L’intervention publique a permis de très bien relancer NLMK- La Louvière. N’a-t-on pas raison de s’obstiner parfois ?
On va quand même injecter 150 millions d’euros, c’est énormément d’argent. Nous sommes chaque fois dans la réaction, au cas par cas. Il n’y a pas de vision d’ensemble à long terme, on ne raisonne pas en termes de filières économiques. Peut-être qu’il y a moyen de sauver Durobor en construisant un projet novateur, autour de l’industrie du verre d’emballage avec des spécificités techniques. Mais certainement pas en appréhendant l’usine de façon isolée. Pourquoi avons-nous de belles entreprises en aéronautique ? Parce qu’il y a eu les F-16 et qu’à l’époque, les dirigeants avaient aligné une vraie stratégie en fonction de cela. Thunder Power à Gosselies, c’est tout sauf une stratégie à long terme. C’est un très gros risque pour pouvoir dire ” on a sauvé Charleroi “. Si ça capote – et je le pense -, ce sera dramatique pour l’image de Charleroi et de la Wallonie.
Avec les plans Marshall successifs et les pôles de compétitivité, la Wallonie n’a-t-elle pas tenté et assumé cette vision à long terme ?

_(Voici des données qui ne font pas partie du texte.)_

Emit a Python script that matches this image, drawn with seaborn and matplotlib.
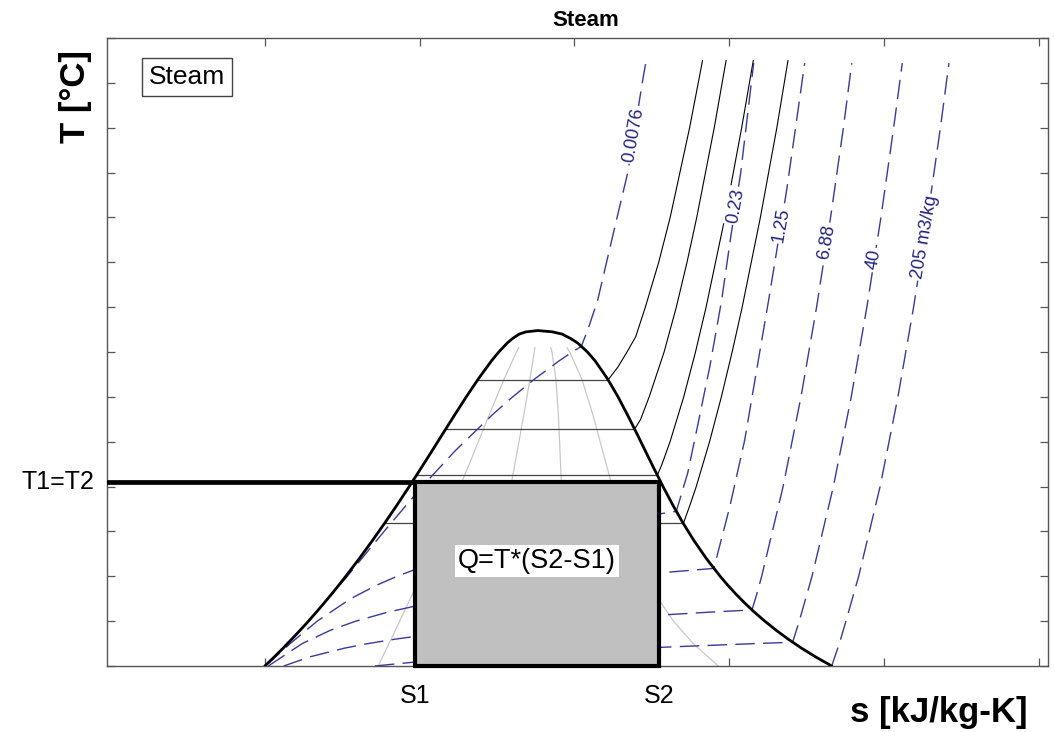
import matplotlib
matplotlib.use('Agg')
import matplotlib.pyplot as plt
import matplotlib.transforms as mtransforms
from matplotlib.patches import Rectangle
import numpy as np
import seaborn as sns

# saturation line of water: T [degC], s of liquid and vapour [kJ/kg-K]
sat_T = [0.01, 10, 20, 30, 40, 50, 60, 70, 80, 90, 100, 120, 140, 160, 180,
         200, 220, 240, 260, 280, 300, 320, 340, 350, 360, 365, 370, 372.5]
sat_sf = [0.0, 0.151, 0.297, 0.437, 0.572, 0.704, 0.831, 0.955, 1.076, 1.193,
          1.307, 1.528, 1.739, 1.943, 2.140, 2.331, 2.518, 2.702, 2.884, 3.067,
          3.253, 3.448, 3.659, 3.778, 3.915, 4.00, 4.11, 4.22]
sat_sg = [9.156, 8.900, 8.666, 8.452, 8.256, 8.075, 7.908, 7.754, 7.611, 7.478,
          7.354, 7.129, 6.929, 6.749, 6.585, 6.432, 6.286, 6.144, 6.002, 5.857,
          5.705, 5.536, 5.336, 5.211, 5.053, 4.94, 4.80, 4.64]
crit_s, crit_T = 4.41, 373.9

# lines of constant quality (0.2, 0.4, 0.6, 0.8) inside the dome
qual_T = [0.01, 25, 50, 80, 110, 140, 170, 200, 240, 280, 320, 350, 355]
qual_02 = [1.831, 2.005, 2.178, 2.383, 2.583, 2.777, 2.967, 3.151, 3.390, 3.625, 3.866, 4.064, 4.102]
qual_04 = [3.662, 3.643, 3.652, 3.690, 3.747, 3.815, 3.891, 3.972, 4.078, 4.183, 4.283, 4.351, 4.361]
qual_06 = [5.494, 5.281, 5.126, 4.997, 4.910, 4.853, 4.816, 4.792, 4.767, 4.741, 4.701, 4.638, 4.619]
qual_08 = [7.325, 6.919, 6.601, 6.304, 6.074, 5.891, 5.740, 5.612, 5.455, 5.299, 5.119, 4.924, 4.878]

# isobars (flat across the dome, then superheated)
p1_s = [3.438, 5.545, 5.70, 5.85, 5.99, 6.146, 6.362, 6.547, 6.861, 7.07]
p1_T = [319, 319, 333, 350, 367, 400, 450, 500, 600, 675]
p2_s = [2.920, 5.973, 6.07, 6.208, 6.449, 6.646, 6.819, 6.976, 7.259, 7.45]
p2_T = [264, 264, 275, 300, 350, 400, 450, 500, 600, 675]
p3_s = [2.447, 6.339, 6.415, 6.545, 6.766, 6.956, 7.127, 7.432, 7.702, 7.89]
p3_T = [212.4, 212.4, 225, 250, 300, 350, 400, 500, 600, 675]
p4_s = [1.931, 6.760, 6.87, 6.968, 7.183, 7.374, 7.548, 7.710, 8.004, 8.270, 8.45]
p4_T = [158.9, 158.9, 180, 200, 250, 300, 350, 400, 500, 600, 675]

# isochores [m3/kg]
v1_s = [0.0, 0.708, 1.331, 1.925, 2.540, 3.076, 3.674, 4.003, 4.359, 4.750, 4.966,
        5.112, 5.232, 5.377, 5.490, 5.668, 5.861, 6.104, 6.152]
v1_T = [0.01, 50, 100, 150, 200, 240, 280, 300, 320, 340, 350,
        356.2, 377.9, 408.0, 441.4, 493.8, 549.6, 653.2, 672.2]
v2_s = [0.010, 0.410, 0.845, 1.385, 1.803, 2.136, 2.521, 2.968, 3.484, 4.080, 4.764,
        5.538, 5.967, 6.420, 6.646, 6.830, 6.976, 7.186, 7.379, 7.525, 7.686, 7.896]
v2_T = [0.01, 25, 50, 75, 90, 100, 110, 120, 130, 140, 150,
        160, 165, 170, 172.4, 215.1, 263.1, 333.3, 408.0, 478.2, 549.6, 672.2]
v3_s = [0.056, 0.603, 1.064, 1.469, 1.984, 2.641, 3.473, 4.522, 5.827, 6.588, 7.252,
        7.509, 7.751, 7.944, 8.138, 8.283, 8.429, 8.574, 8.720]
v3_T = [0.01, 25, 40, 50, 60, 70, 80, 90, 100, 105, 108.8,
        177.2, 251.9, 330.0, 408.0, 469.3, 530.6, 600.8, 672.2]
v4_s = [0.306, 0.717, 1.293, 1.667, 2.114, 2.646, 3.280, 4.033, 4.919, 5.963, 7.181, 7.869,
        7.945, 8.025, 8.371, 8.660, 8.912, 9.138, 9.345, 9.48]
v4_T = [0.01, 10, 20, 25, 30, 35, 40, 45, 50, 55, 60, 62.5,
        80, 100, 200, 300, 400, 500, 600, 672]
v5_s = [1.778, 2.509, 3.443, 4.619, 6.092, 7.925, 8.525,
        8.632, 8.838, 9.183, 9.472, 9.724, 9.951, 10.157, 10.296]
v5_T = [0.01, 5, 10, 15, 20, 25, 26.5,
        50, 100, 200, 300, 400, 500, 600, 672]
v6_s = [9.156, 9.28, 9.386, 9.592, 9.938, 10.226, 10.479, 10.705, 10.912, 11.05]
v6_T = [0.01, 25, 50, 100, 200, 300, 400, 500, 600, 672]
v_labels = ['0.0076', '0.23', '1.25', '6.88', '40', '205 m3/kg']

# heat addition at constant temperature
S1, S2, T1 = 2.42, 6.37, 205

sns.set_theme(style='ticks')
plt.rcParams['font.family'] = ['Liberation Sans', 'DejaVu Sans']
plt.rcParams['text.color'] = 'black'

fig = plt.figure(figsize=(10.54, 7.32), dpi=100)
ax = fig.add_axes([107 / 1054, 66 / 732, 941 / 1054, 628 / 732])
x_lo, x_hi = -2.55, 12.65

iso_color = '#3a3a96'
label_color = '#23237a'
dash = (0, (14, 6))

# quality lines
for qs in [qual_02, qual_04, qual_06, qual_08]:
    sns.lineplot(x=qs, y=qual_T, sort=False, estimator=None, ax=ax,
                 color='#c8c8c8', lw=0.9, zorder=1)

# isobars
for ps, pT in [(p1_s, p1_T), (p2_s, p2_T), (p3_s, p3_T), (p4_s, p4_T)]:
    sns.lineplot(x=ps[:2], y=pT[:2], sort=False, estimator=None, ax=ax,
                 color='#444444', lw=0.9, zorder=2)
    sns.lineplot(x=ps[1:], y=pT[1:], sort=False, estimator=None, ax=ax,
                 color='black', lw=0.8, zorder=2)

# isochores with inline labels
curves = [(v1_s, v1_T), (v2_s, v2_T), (v3_s, v3_T), (v4_s, v4_T), (v5_s, v5_T), (v6_s, v6_T)]
label_at = [592, 513, 492, 473, 453, 478]
for (vs, vT), lab, tl in zip(curves, v_labels, label_at):
    sns.lineplot(x=vs, y=vT, sort=False, estimator=None, ax=ax,
                 color=iso_color, lw=1.0, linestyle=dash, zorder=2)
    ax.text(np.interp(tl, vT, vs), tl, lab, rotation=80, ha='center', va='center',
            fontsize=13, color=label_color, zorder=3, rotation_mode='anchor',
            bbox=dict(boxstyle='square,pad=0.1', fc='white', ec='none'))

# saturation dome
dome_s = sat_sf + [crit_s] + sat_sg[::-1]
dome_T = sat_T + [crit_T] + sat_T[::-1]
sns.lineplot(x=dome_s, y=dome_T, sort=False, estimator=None, ax=ax,
             color='black', lw=2.0, zorder=5)

# heat added Q = T*(S2-S1)
ax.add_patch(Rectangle((S1, 0), S2 - S1, T1, facecolor='#c0c0c0', edgecolor='black',
                       lw=3.0, joinstyle='miter', zorder=4, clip_on=False))
sns.lineplot(x=[x_lo, S1], y=[T1, T1], sort=False, estimator=None, ax=ax,
             color='black', lw=3.4, zorder=6)
ax.text((S1 + S2) / 2, 117, 'Q=T*(S2-S1)', ha='center', va='center', fontsize=19.5,
        zorder=7, bbox=dict(boxstyle='square,pad=0.1', fc='white', ec='none'))

ax.text(0.085, 0.938, 'Steam', transform=ax.transAxes, ha='center', va='center',
        fontsize=19, zorder=7,
        bbox=dict(boxstyle='square,pad=0.25', fc='white', ec='#444444', lw=1.0))

ax.set_xlim(x_lo, x_hi)
ax.set_ylim(0, 700)
ax.set_xticks([0, 2.5, 5, 7.5, 10, 12.5])
ax.set_yticks(range(0, 701, 50))
ax.tick_params(direction='in', length=6, width=0.9, color='#555555',
               top=True, right=True, labelbottom=False, labelleft=False)
for sp in ax.spines.values():
    sp.set_color('#555555')
    sp.set_linewidth(1.0)
    sp.set_visible(True)
ax.set_xlabel('')
ax.set_ylabel('')

xt = mtransforms.blended_transform_factory(ax.transData, ax.transAxes)
yt = mtransforms.blended_transform_factory(ax.transAxes, ax.transData)
ax.text(S1, -0.048, 'S1', transform=xt, ha='center', va='center', fontsize=18)
ax.text(S2, -0.048, 'S2', transform=xt, ha='center', va='center', fontsize=18)
ax.text(-0.013, T1, 'T1=T2', transform=yt, ha='right', va='center', fontsize=18)

fig.text(586 / 1054, 1 - 26 / 732, 'Steam', ha='center', va='baseline',
         fontsize=16, fontweight='bold')
fig.text(1028 / 1054, 1 - 722 / 732, 's [kJ/kg-K]', ha='right', va='baseline',
         fontsize=25, fontweight='bold')
fig.text(76 / 1054, 1 - 50 / 732, 'T [°C]', ha='center', va='top', rotation=90,
         fontsize=25, fontweight='bold')

fig.savefig('out.png', dpi=100, facecolor='white')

Les idées de départ sont généralement bonnes. Mais ça coince au niveau de la mise en oeuvre, à force de laisser tourner la machine pendant 14 ans, sans véritable contre-pouvoir. On retrouve les mêmes entreprises, les mêmes centres de recherche. Je sais, il y a les biotechs. Tant mieux. Mais c’est l’exception. Ça me désole car toutes les briques sont là mais on ne parvient pas à les assembler de manière efficace, à définir une stratégie et à s’y tenir à long terme. C’est la même chose avec le Pacte d’excellence. On part d’un super travail, avec l’apport de McKinsey notamment. Et puis, dans la mise en oeuvre, dans la concertation avec les acteurs institutionnels, tous les tabous reviennent. Si nous avions un système éducatif performant, nous aurions plus de techniciens qualifiés et nous aurions sans doute beaucoup de Durobor qui tourneraient à plein.